A più riprese ha sognato una alleanza fra Francia e Italia per spostare su posizioni più espansioniste la politica economica dell’Europa. Il suo bersaglio era la dottrina secondo cui «più il debito pubblico è basso, meglio è per il Paese»; giustificava la Grecia, sostenendo che il debito eccessivo era «un’eredità della sua storia tormentata più che responsabilità diretta del suo popolo».
Nato in Tunisia da una famiglia ebraica sefardita, per 20 anni presidente dell’Ofce, rinomato ente pubblico francese di studi economici, era uno che si impegnava con passione senza abbandonare il rigore scientifico. Di scuola keynesiana, si opponeva al neoliberismo in nome della riduzione delle disuguaglianze, del benessere per tutti, di un’Europa solidale e federale.

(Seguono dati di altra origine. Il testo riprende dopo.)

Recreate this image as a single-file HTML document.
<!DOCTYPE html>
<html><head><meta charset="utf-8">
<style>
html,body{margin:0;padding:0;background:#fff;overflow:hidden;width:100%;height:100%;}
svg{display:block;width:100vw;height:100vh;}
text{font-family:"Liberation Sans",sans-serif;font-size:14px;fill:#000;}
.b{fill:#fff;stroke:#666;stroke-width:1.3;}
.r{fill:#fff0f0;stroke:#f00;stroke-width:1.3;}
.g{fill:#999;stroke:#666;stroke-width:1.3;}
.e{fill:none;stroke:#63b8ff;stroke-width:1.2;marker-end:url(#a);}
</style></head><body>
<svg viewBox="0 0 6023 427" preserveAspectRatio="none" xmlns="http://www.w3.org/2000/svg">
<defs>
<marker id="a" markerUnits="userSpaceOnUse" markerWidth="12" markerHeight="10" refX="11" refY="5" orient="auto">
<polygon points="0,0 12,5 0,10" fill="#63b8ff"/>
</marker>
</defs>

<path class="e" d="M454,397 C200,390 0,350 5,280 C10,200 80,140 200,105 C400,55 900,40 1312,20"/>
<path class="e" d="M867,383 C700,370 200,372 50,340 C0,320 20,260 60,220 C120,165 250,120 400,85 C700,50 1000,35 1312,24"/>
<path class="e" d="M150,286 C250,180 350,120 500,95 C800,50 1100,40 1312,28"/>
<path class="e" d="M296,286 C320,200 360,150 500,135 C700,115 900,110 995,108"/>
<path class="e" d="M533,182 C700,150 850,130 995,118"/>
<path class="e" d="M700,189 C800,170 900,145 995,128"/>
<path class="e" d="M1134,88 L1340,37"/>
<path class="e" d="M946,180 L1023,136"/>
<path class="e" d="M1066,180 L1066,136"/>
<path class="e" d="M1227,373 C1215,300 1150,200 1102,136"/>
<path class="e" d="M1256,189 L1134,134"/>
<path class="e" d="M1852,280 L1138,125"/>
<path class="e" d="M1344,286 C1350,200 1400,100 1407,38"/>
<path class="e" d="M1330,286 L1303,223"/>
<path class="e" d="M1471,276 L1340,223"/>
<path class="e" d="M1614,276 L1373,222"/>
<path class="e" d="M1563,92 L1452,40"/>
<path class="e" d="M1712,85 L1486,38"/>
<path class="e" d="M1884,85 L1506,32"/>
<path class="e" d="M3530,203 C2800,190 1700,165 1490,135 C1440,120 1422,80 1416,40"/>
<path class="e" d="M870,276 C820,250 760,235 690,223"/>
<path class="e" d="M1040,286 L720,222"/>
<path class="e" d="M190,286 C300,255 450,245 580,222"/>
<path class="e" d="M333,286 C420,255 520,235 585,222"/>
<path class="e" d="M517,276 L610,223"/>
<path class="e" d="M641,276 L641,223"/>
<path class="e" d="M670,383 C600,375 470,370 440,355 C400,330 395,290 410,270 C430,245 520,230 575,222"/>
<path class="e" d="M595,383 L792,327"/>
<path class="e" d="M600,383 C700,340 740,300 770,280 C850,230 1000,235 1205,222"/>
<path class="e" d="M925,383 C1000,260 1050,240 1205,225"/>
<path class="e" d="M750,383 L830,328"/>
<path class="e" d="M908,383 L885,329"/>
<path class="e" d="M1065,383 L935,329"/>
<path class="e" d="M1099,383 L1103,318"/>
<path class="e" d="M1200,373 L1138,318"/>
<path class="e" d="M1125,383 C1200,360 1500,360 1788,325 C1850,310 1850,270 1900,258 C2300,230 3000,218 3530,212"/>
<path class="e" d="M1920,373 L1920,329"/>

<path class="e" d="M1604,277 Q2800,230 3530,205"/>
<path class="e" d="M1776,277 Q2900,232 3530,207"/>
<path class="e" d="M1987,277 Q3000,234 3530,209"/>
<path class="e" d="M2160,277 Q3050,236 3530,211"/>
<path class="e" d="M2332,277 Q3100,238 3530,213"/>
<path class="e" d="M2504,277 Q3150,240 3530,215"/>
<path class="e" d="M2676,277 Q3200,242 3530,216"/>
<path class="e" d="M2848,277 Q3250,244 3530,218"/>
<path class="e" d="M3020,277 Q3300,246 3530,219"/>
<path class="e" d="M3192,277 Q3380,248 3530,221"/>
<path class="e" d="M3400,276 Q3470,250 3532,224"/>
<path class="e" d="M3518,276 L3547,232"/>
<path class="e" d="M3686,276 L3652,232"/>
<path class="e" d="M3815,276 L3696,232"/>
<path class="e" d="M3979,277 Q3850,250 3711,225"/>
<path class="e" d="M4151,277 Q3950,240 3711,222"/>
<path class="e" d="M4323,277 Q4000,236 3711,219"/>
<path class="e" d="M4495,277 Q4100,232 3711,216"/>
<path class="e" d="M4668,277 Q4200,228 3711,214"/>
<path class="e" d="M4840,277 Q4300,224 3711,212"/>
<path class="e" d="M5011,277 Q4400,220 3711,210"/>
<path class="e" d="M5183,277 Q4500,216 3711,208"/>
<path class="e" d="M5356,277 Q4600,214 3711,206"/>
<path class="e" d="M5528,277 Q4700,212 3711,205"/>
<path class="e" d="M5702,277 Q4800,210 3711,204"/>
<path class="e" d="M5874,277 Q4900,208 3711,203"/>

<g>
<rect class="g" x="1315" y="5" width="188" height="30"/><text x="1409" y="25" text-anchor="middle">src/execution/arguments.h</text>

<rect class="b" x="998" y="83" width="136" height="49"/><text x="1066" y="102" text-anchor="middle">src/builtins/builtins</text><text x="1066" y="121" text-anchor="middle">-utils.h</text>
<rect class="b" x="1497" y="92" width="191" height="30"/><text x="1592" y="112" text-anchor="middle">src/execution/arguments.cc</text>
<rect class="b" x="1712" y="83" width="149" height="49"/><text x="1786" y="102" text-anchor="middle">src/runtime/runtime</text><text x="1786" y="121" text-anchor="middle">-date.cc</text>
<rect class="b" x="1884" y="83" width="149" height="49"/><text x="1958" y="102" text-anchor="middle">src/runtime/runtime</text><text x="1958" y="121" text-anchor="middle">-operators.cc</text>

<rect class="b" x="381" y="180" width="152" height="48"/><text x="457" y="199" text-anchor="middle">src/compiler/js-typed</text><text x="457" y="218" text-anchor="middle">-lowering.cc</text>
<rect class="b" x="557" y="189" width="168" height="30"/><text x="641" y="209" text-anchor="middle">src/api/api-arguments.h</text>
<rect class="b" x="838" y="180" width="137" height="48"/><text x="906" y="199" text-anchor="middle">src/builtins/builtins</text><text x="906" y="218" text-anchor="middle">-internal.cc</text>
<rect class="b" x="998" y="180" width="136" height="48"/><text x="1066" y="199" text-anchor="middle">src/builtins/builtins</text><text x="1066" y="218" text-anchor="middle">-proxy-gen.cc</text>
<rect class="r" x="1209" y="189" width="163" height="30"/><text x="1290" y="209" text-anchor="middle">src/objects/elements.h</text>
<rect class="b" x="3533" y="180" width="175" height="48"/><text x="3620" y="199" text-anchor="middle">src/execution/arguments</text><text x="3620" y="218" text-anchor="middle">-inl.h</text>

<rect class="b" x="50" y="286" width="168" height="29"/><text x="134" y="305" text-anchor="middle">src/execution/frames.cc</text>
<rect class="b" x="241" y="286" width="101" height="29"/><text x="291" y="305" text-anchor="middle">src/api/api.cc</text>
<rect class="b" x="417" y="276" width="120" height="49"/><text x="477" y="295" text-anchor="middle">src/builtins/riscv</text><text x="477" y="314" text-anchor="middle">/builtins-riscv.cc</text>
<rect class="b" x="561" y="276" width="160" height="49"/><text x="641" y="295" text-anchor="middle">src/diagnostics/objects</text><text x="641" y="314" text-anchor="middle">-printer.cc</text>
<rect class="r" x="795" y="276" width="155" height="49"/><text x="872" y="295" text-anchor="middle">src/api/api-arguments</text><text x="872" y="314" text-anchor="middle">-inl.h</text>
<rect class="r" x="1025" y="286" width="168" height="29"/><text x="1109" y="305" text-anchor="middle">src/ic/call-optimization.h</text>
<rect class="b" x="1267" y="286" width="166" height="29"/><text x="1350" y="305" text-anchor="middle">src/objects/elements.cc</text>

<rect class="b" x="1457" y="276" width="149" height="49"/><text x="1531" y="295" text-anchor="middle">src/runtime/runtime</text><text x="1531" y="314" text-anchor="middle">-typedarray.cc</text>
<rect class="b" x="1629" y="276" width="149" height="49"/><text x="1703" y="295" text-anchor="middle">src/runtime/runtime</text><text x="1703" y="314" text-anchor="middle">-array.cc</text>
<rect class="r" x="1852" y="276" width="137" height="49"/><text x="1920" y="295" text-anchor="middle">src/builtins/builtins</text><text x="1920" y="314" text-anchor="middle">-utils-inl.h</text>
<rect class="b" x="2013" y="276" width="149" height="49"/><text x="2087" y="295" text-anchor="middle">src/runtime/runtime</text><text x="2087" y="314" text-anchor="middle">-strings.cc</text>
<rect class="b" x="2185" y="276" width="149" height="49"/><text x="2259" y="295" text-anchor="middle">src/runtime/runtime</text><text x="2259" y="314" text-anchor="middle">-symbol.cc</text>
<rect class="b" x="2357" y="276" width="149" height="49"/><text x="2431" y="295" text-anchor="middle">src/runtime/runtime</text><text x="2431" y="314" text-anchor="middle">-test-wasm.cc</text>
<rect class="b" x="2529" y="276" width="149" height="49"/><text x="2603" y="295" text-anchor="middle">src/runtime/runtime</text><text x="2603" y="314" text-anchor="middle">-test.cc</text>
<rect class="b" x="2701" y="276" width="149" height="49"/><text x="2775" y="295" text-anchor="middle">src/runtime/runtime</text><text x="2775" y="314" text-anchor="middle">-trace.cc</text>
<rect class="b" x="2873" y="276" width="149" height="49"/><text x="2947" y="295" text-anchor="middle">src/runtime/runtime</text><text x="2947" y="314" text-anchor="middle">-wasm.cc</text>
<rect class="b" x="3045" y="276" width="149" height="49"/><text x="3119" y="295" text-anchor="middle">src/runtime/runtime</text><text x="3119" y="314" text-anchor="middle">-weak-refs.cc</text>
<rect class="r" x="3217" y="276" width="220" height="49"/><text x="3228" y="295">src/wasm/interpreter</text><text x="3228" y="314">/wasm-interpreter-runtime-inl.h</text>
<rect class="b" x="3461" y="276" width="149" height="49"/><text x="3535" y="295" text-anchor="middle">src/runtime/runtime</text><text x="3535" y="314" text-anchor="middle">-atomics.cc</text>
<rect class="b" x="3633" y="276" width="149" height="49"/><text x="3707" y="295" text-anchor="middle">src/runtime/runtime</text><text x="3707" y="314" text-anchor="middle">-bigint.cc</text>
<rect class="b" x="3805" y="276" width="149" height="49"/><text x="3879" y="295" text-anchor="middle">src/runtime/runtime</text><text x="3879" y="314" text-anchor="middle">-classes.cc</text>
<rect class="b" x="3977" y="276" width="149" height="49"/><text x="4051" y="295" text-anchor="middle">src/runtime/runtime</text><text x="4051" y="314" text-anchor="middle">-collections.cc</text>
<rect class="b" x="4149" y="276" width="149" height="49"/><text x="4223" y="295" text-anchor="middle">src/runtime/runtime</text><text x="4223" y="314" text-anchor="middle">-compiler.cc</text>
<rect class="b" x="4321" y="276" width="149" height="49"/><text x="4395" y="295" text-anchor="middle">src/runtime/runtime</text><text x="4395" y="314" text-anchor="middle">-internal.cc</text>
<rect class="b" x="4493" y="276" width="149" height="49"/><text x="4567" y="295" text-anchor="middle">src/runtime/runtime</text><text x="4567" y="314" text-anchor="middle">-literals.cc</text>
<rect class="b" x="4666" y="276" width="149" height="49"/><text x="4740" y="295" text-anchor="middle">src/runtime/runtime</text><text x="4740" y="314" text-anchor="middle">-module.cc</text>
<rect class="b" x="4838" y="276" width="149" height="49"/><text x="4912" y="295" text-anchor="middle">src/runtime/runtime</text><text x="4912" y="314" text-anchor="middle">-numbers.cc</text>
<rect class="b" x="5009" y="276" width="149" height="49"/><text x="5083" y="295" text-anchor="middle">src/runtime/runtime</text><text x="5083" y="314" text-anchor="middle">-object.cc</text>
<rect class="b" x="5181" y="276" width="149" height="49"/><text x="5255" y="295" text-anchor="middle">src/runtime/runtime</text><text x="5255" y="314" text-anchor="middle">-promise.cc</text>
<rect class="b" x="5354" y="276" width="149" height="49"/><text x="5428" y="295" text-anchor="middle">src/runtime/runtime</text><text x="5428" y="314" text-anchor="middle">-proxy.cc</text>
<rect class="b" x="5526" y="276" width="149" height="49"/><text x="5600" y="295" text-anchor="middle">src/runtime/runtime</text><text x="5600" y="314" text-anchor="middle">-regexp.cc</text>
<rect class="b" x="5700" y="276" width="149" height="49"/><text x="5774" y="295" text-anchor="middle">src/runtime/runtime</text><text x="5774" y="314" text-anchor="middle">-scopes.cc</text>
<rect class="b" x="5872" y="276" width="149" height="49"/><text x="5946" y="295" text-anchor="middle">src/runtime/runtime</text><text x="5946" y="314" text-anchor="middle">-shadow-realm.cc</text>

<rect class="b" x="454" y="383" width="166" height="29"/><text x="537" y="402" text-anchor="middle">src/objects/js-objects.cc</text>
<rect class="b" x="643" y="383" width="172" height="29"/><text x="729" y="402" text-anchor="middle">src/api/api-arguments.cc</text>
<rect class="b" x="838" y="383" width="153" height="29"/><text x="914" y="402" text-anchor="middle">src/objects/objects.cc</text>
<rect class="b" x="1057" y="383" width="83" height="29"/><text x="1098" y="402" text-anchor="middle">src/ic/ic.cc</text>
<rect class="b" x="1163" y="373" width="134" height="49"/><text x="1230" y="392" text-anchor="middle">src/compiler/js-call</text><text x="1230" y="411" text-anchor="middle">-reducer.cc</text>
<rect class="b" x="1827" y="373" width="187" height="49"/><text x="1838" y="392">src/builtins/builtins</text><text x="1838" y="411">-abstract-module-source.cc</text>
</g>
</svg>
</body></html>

Insomma «sono di sinistra – diceva di sé – senza se, senza ma e senza esitazione», perché convinto che l’intervento dello Stato nell’economia possa e debba essere utile, a sostegno dei più deboli, e non vadano tollerate «le sofferenze sociali come la disoccupazione o la precarietà». Ma ha anche criticato le decisioni dell’Antitrust europea contro alcune fusioni tra grandi gruppi.
Nel mondo Fitoussi è anche noto per aver circoscritto l’importanza della misurazione del Pil e aver individuato altri indicatori di benessere, nei lavori della commissione internazionale nominata dal governo francese, da lui coordinata insieme con i premi Nobel per l’Economia Amartya Sen e Joseph Stiglitz. Oltre a loro, altri cinque Premi Nobel si impegnati nei testi per celebrarne i 70 anni.
In Italia, in anni passati, è stato consigliere di amministrazione indipendente di Telecom e membro del consiglio di sorveglianza di Intesa Sanpaolo. Su Draghi come capo del governo Fitoussi ha avuto un cambio di giudizio simile a quello su Macron: all’inizio favorevole, poi critico perché «doveva dare a chi ha di meno, e non lo ha fatto».
Draghi senza rancore lo loda per analisi «brillanti, anticonformiste, mai banali». Romano Prodi aveva un appuntamento di dibattito con lui a fine mese. Lo piangono come «amico» il segretario del Pd Enrico Letta, già suo collega a Scienze politiche di Parigi, i ministri Enrico Giovannini, già membro della commissione sul Pil, e Renato Brunetta, keynesiano del centro-destra.